Software & Data Management
Control and diagnostics are executed through the METEODATA platform, which provides native support for Modbus RTU/ASCII/TCP, SDI-12, and ASCII serial protocols. The ADAS-3000 Automatic Diagnostic and Alarm Software runs directly on the METEODATA logger, performing continuous cross-validation among DNI, GHI, and DHI measurements using physical consistency checks derived from solar geometry and atmospheric transmittance models. Each diagnostic event—including motor stall detection, azimuth offset drift >0.05°, or radiometric coherence failure—is timestamped, geotagged, and stored in a dedicated alarm channel with configurable retention policies. Export formats include CSV, NetCDF4, and CF-compliant HDF5, compatible with PVsyst, SAM, and NASA POWER ingestion pipelines.

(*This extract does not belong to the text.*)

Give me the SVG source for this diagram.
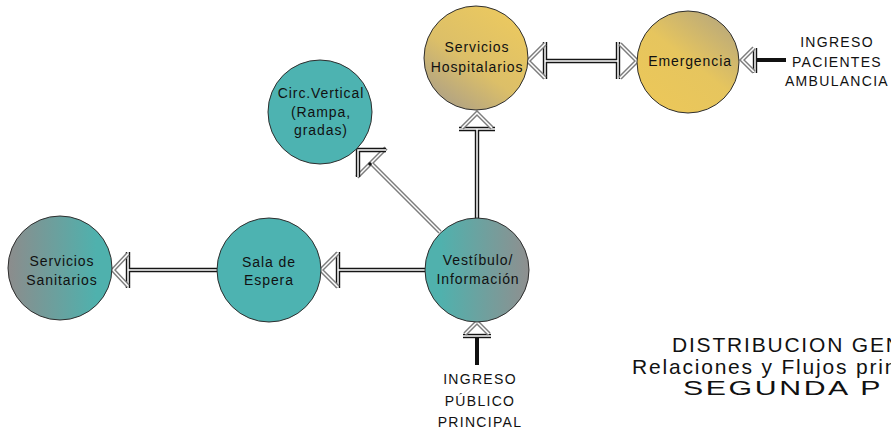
<svg xmlns="http://www.w3.org/2000/svg" width="891" height="430" viewBox="0 0 891 430">
  <style>
    .node { stroke: #2e2e2e; stroke-width: 1; }
    .lbl { font-family: "Liberation Sans", Arial, sans-serif; font-size: 14px; fill: #111; text-anchor: middle; letter-spacing: 0.9px; }
    .cap { font-family: "Liberation Sans", Arial, sans-serif; font-size: 14px; fill: #111; text-anchor: middle; letter-spacing: 1.3px; }
    .title { font-family: "Liberation Sans", Arial, sans-serif; font-size: 21px; fill: #111; letter-spacing: 1.8px; }
    /* double-ruled strokes: dark outer band with a white core */
    .dk { stroke: #151515; stroke-width: 4.4; fill: none; }
    .gy { stroke: #7d7d7d; stroke-width: 4.4; fill: none; }
    .core { stroke: #fff; stroke-width: 1.5; fill: none; }
    .solid { stroke: #111; stroke-width: 4; fill: none; }
  </style>
  <defs>
    <linearGradient id="gSan" x1="0" y1="0" x2="1" y2="0">
      <stop offset="0" stop-color="#8c8c8c"/>
      <stop offset="0.85" stop-color="#4fb1ad"/>
    </linearGradient>
    <linearGradient id="gVes" x1="0" y1="0" x2="1" y2="0">
      <stop offset="0.15" stop-color="#50b1ad"/>
      <stop offset="1" stop-color="#8f8f8f"/>
    </linearGradient>
    <linearGradient id="gHos" x1="0.8" y1="0.1" x2="0.2" y2="0.95">
      <stop offset="0" stop-color="#eac860"/>
      <stop offset="0.55" stop-color="#dcbf68"/>
      <stop offset="1" stop-color="#b0a284"/>
    </linearGradient>
    <linearGradient id="gEme" x1="0.9" y1="0" x2="0.2" y2="0.9">
      <stop offset="0" stop-color="#b3a57f"/>
      <stop offset="0.55" stop-color="#e6c55e"/>
      <stop offset="1" stop-color="#ebc75a"/>
    </linearGradient>
  </defs>

  <!-- connectors -->
  <g id="connectors">
    <!-- Vestibulo -> Sala de Espera -->
    <path class="dk" d="M425 270 H338 M338 252 V288"/>
    <path class="core" d="M425 270 H338 M338 252 V288"/>
    <path class="gy" d="M338 253 L321 270 L338 287"/>
    <path class="core" d="M338 253 L321 270 L338 287"/>

    <!-- Sala de Espera -> Servicios Sanitarios -->
    <path class="dk" d="M217 270 H128 M128 252 V288"/>
    <path class="core" d="M217 270 H128 M128 252 V288"/>
    <path class="gy" d="M128 254 L113 270 L128 286"/>
    <path class="core" d="M128 254 L113 270 L128 286"/>

    <!-- Vestibulo -> Servicios Hospitalarios -->
    <path class="dk" d="M477 219 V129 M459 129 H495"/>
    <path class="core" d="M477 219 V129 M459 129 H495"/>
    <path class="gy" d="M462 128 L477 113 L492 128"/>
    <path class="core" d="M462 128 L477 113 L492 128"/>

    <!-- Vestibulo -> Circ. Vertical -->
    <path class="gy" d="M440 232 L371 163 M357 177 L386 148"/>
    <path class="core" d="M440 232 L371 163 M357 177 L386 148"/>
    <path class="dk" d="M386 150 H358 V177"/>
    <path class="core" d="M386 150 H358 V177"/>
    <circle cx="370" cy="164" r="1.8" fill="#111"/>

    <!-- Servicios Hospitalarios <-> Emergencia -->
    <path class="dk" d="M545 61 H618 M545 42 V79 M618 42 V79"/>
    <path class="core" d="M545 61 H618 M545 42 V79 M618 42 V79"/>
    <path class="gy" d="M545 44 L528 61 L545 78 M620 44 L637 61 L620 78"/>
    <path class="core" d="M545 44 L528 61 L545 78 M620 44 L637 61 L620 78"/>

    <!-- Ingreso pacientes ambulancia -> Emergencia -->
    <path class="solid" d="M786 60 H755"/>
    <path class="dk" d="M755 48 V73"/>
    <path class="core" d="M755 48 V73"/>
    <path class="gy" d="M754 48 L742 60 L754 72"/>
    <path class="core" d="M754 48 L742 60 L754 72"/>

    <!-- Ingreso publico principal -> Vestibulo -->
    <path class="solid" d="M477 365 V336"/>
    <path class="dk" d="M463 336 H491"/>
    <path class="core" d="M463 336 H491"/>
    <path class="gy" d="M465 334 L477 322 L489 334"/>
    <path class="core" d="M465 334 L477 322 L489 334"/>
  </g>

  <!-- nodes -->
  <g id="servicios-hospitalarios">
    <circle class="node" cx="476" cy="58" r="52" fill="url(#gHos)"/>
    <text class="lbl" x="477" y="52">Servicios</text>
    <text class="lbl" x="477" y="72">Hospitalarios</text>
  </g>

  <g id="emergencia">
    <circle class="node" cx="688" cy="62" r="51" fill="url(#gEme)"/>
    <text class="lbl" x="690" y="66">Emergencia</text>
  </g>

  <g id="circ-vertical">
    <circle class="node" cx="320" cy="112" r="52" fill="#4db3b1"/>
    <text class="lbl" x="321" y="98">Circ.Vertical</text>
    <text class="lbl" x="321" y="117">(Rampa,</text>
    <text class="lbl" x="321" y="135">gradas)</text>
  </g>

  <g id="servicios-sanitarios">
    <circle class="node" cx="60" cy="268" r="52" fill="url(#gSan)"/>
    <text class="lbl" x="62" y="266">Servicios</text>
    <text class="lbl" x="62" y="285">Sanitarios</text>
  </g>

  <g id="sala-de-espera">
    <circle class="node" cx="269" cy="270" r="52" fill="#4db3b1"/>
    <text class="lbl" x="269" y="267">Sala de</text>
    <text class="lbl" x="269" y="285">Espera</text>
  </g>

  <g id="vestibulo">
    <circle class="node" cx="477" cy="270" r="52" fill="url(#gVes)"/>
    <text class="lbl" x="478" y="265">Vestíbulo/</text>
    <text class="lbl" x="478" y="284">Información</text>
  </g>

  <!-- entrance captions -->
  <g id="ingreso-ambulancia">
    <text class="cap" x="837" y="47">INGRESO</text>
    <text class="cap" x="837" y="66.5">PACIENTES</text>
    <text class="cap" x="837" y="86">AMBULANCIA</text>
  </g>

  <g id="ingreso-publico">
    <text class="cap" x="480" y="384">INGRESO</text>
    <text class="cap" x="480" y="406">PÚBLICO</text>
    <text class="cap" x="480" y="427">PRINCIPAL</text>
  </g>

  <!-- sheet title (runs past the right edge of the sheet) -->
  <g id="titulo">
    <text class="title" x="672" y="352">DISTRIBUCION GEN</text>
    <text class="title" x="632" y="374">Relaciones y Flujos prin</text>
    <text class="title" x="683" y="395" textLength="200" lengthAdjust="spacingAndGlyphs">SEGUNDA P</text>
  </g>
</svg>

Remote access is secured via TLS 1.2 encryption and role-based authentication; all configuration changes and alarm acknowledgments generate immutable audit logs compliant with FDA 21 CFR Part 11 electronic record requirements.
Applications
- Solar resource assessment for utility-scale photovoltaic and concentrating solar power (CSP) plant feasibility studies
- Calibration and intercomparison campaigns at BSRN (Baseline Surface Radiation Network) and WRMC (World Radiation Monitoring Center) stations
- Long-term atmospheric transparency monitoring for aerosol optical depth (AOD) and water vapor column retrieval
- Performance ratio (PR) analysis and degradation rate quantification in operational PV parks
- Validation of satellite-derived surface irradiance products (e.g., CAMS, NSRDB, SARAH)

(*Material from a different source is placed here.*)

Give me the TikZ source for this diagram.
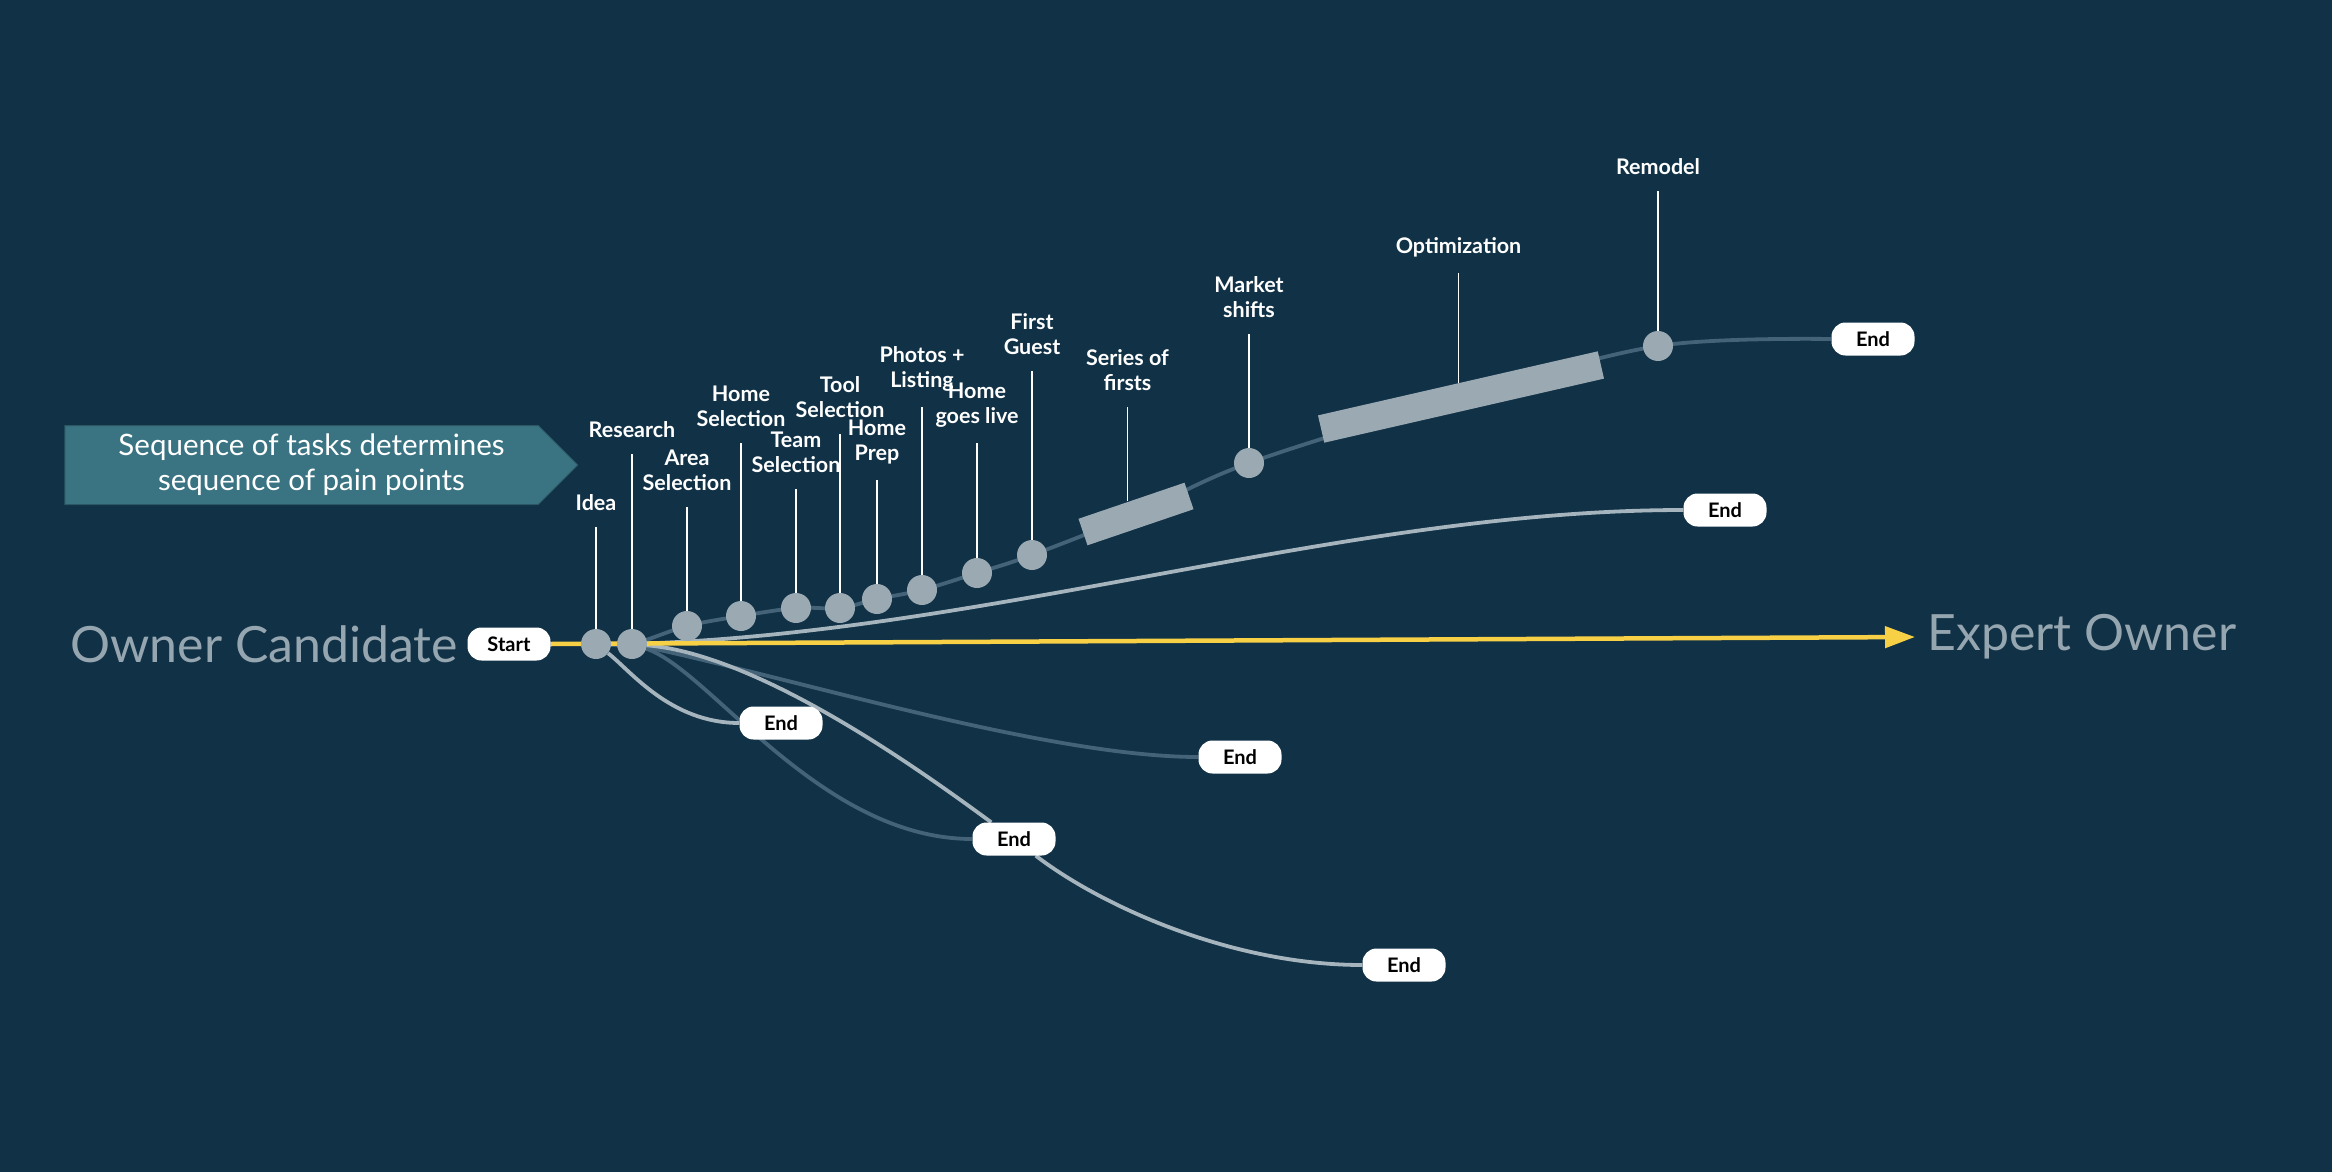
\documentclass[tikz,border=0pt]{standalone}
\usepackage{fontspec}
\setmainfont{Lato}
\usetikzlibrary{shapes.symbols,arrows.meta,positioning}

\definecolor{navy}{RGB}{16,49,70}
\definecolor{bannerteal}{RGB}{58,116,131}
\definecolor{dotgray}{RGB}{154,169,178}
\definecolor{lightline}{RGB}{166,180,189}
\definecolor{dimline}{RGB}{68,99,120}
\definecolor{goldline}{RGB}{247,208,70}
\definecolor{ownergray}{RGB}{150,166,176}

\pgfdeclarelayer{back}
\pgfsetlayers{back,main}

\begin{document}
\begin{tikzpicture}[
    x=1pt, y=-1pt,
    task/.style={circle, fill=dotgray, minimum size=30pt, inner sep=0pt},
    phase/.style={rectangle, fill=dotgray, minimum height=28pt, inner sep=0pt},
    endpill/.style={rectangle, rounded corners=14pt, fill=white, minimum width=83pt, minimum height=33pt, inner sep=0pt, text=black, font=\fontsize{20}{24}\selectfont\bfseries},
    lbl/.style={anchor=south, align=center, text=white, inner sep=0pt, outer ysep=16pt, font=\fontsize{21.5}{25}\selectfont\bfseries},
    pin/.style={white, line width=1.4pt},
    dimpath/.style={dimline, line width=3.8pt},
    lightpath/.style={lightline, line width=3.8pt},
    bigtext/.style={text=ownergray, inner sep=0pt, font=\fontsize{50}{60}\selectfont},
    banner/.style={signal, signal to=east, signal pointer angle=90, fill=bannerteal, draw=bannerteal!75!black, line width=1pt, minimum width=513pt, minimum height=79pt, inner sep=0pt, text=white, align=center, font=\fontsize{29.5}{35}\selectfont},
]
\useasboundingbox (0,0) rectangle (2332,1172);
\begin{pgfonlayer}{back}
\fill[navy] (0,0) rectangle (2332,1172);
\end{pgfonlayer}

\node[banner] (note) at (301.5,465) {\hspace*{20pt}Sequence of tasks determines\\\hspace*{20pt}sequence of pain points};

% start and end points
\node[endpill] (start) at (509,644) {Start};
\node[bigtext, left=9pt of start] (candidate) {Owner Candidate};
\node[endpill] (endA) at (1873,339) {End};
\node[endpill] (endB) at (1725,510) {End};
\node[endpill] (endC) at (781,723) {End};
\node[endpill] (endD) at (1240,757) {End};
\node[endpill] (endE) at (1014,839) {End};
\node[endpill] (endF) at (1404,965) {End};

% tasks
\node[task] (idea) at (596,644) {};
\node[task] (research) at (632,644) {};
\node[task] (area) at (687,626) {};
\node[task] (homesel) at (741,616) {};
\node[task] (team) at (796,608) {};
\node[task] (tool) at (840,608) {};
\node[task] (prep) at (877,599) {};
\node[task] (photos) at (922,590) {};
\node[task] (live) at (977,573) {};
\node[task] (guest) at (1032,555) {};
\node[phase, minimum width=112pt, rotate=18.8] (series) at (1136,514) {};
\node[task] (market) at (1249,463) {};
\node[phase, minimum width=287pt, rotate=12.9] (optim) at (1461,397) {};
\node[task] (remodel) at (1658,346) {};

% labels
\node[lbl] (lidea) at (596,527) {Idea};
\node[lbl] (lresearch) at (632,454) {Research};
\node[lbl] (larea) at (687,507) {Area\\Selection};
\node[lbl] (lhomesel) at (741,443) {Home\\Selection};
\node[lbl] (lteam) at (796,489) {Team\\Selection};
\node[lbl] (ltool) at (840,434) {Tool\\Selection};
\node[lbl] (lprep) at (877,480) {Home\\Prep};
\node[lbl] (lphotos) at (922,407) {Photos +\\Listing};
\node[lbl] (llive) at (977,443) {Home\\goes live};
\node[lbl] (lguest) at (1032,371) {First\\Guest};
\node[lbl] (lseries) at (1127.5,407) {Series of\\firsts};
\node[lbl] (lmarket) at (1249,334) {Market\\shifts};
\node[lbl] (loptim) at (1458.5,273) {Optimization};
\node[lbl] (lremodel) at (1658,191) {Remodel};

\foreach \t in {idea,research,area,homesel,team,tool,prep,photos,live,guest,market,remodel}
    \draw[pin] (l\t.south) -- (\t.north);
\draw[pin] (lseries.south) -- (lseries.south |- series.north);
\draw[pin] (loptim.south) -- (loptim.south |- optim.north);

\coordinate (goal) at (1915,637);
\node[bigtext, right=12pt of goal] (expert) {Expert Owner};

\begin{pgfonlayer}{back}
\draw[dimpath] plot[smooth, tension=0.55] coordinates {(start.east) (idea) (research) (area) (homesel) (team) (tool) (prep) (photos) (live) (guest) (series) (market) (optim) (remodel) (endA.west)};
\draw[lightpath] (research) .. controls (1000,630) and (1350,510) .. (endB.west);
\draw[dimpath] (research) .. controls (800,680) and (1050,757) .. (endD.west);
\draw[dimpath] (research) .. controls (710,670) and (820,839) .. (endE.west);
\draw[lightpath] (research) .. controls (760,655) and (920,770) .. (endE);
\draw[lightpath] (endE) .. controls (1100,905) and (1230,965) .. (endF.west);
\draw[lightpath] (idea) .. controls (630,670) and (670,723) .. (endC.west);
\draw[goldline, line width=4.5pt, -{Triangle[length=30pt, width=21pt]}] (start.east) -- (goal);
\end{pgfonlayer}
\end{tikzpicture}
\end{document}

- Research into cloud radiative forcing and clear-sky model uncertainty quantification
FAQ
What is the pointing accuracy under passive vs. active tracking modes?

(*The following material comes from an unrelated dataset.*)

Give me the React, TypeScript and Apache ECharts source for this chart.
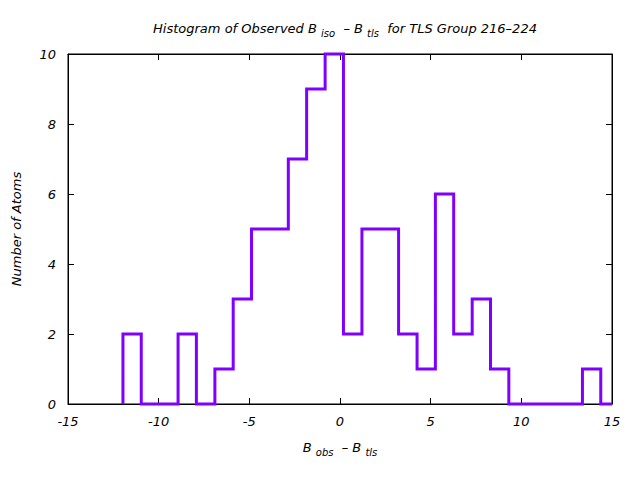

Passive mode achieves ≤0.1° RMS error using only astronomical ephemeris; active mode refines this to ≤0.02° RMS when paired with a feedback-capable radiometer and enabled ADAS-3000 correction loop.
Can the SunTracker-3000 operate without a METEODATA data logger?
No—it requires the METEODATA unit for real-time solar position computation, motor control sequencing, and communication protocol handling; no standalone controller is provided.
Is GPS synchronization mandatory for accurate tracking?
No—Internet-based NTP synchronization suffices for most applications; however, GPS is recommended for sites with unreliable network connectivity or where microsecond-level time stamping is required for spectral irradiance correlation studies.
How does ADAS-3000 detect sensor soiling?
By identifying persistent deviations between measured DNI×cos(θz) + DHI and GHI over multiple clear-sky intervals, while accounting for expected cosine response and atmospheric extinction models.
What maintenance intervals are recommended for the mechanical drive system?
The bronze gear and stainless steel worm require no scheduled lubrication; annual visual inspection of mounting hardware and level calibration is advised per IEC 61724-1 maintenance guidelines.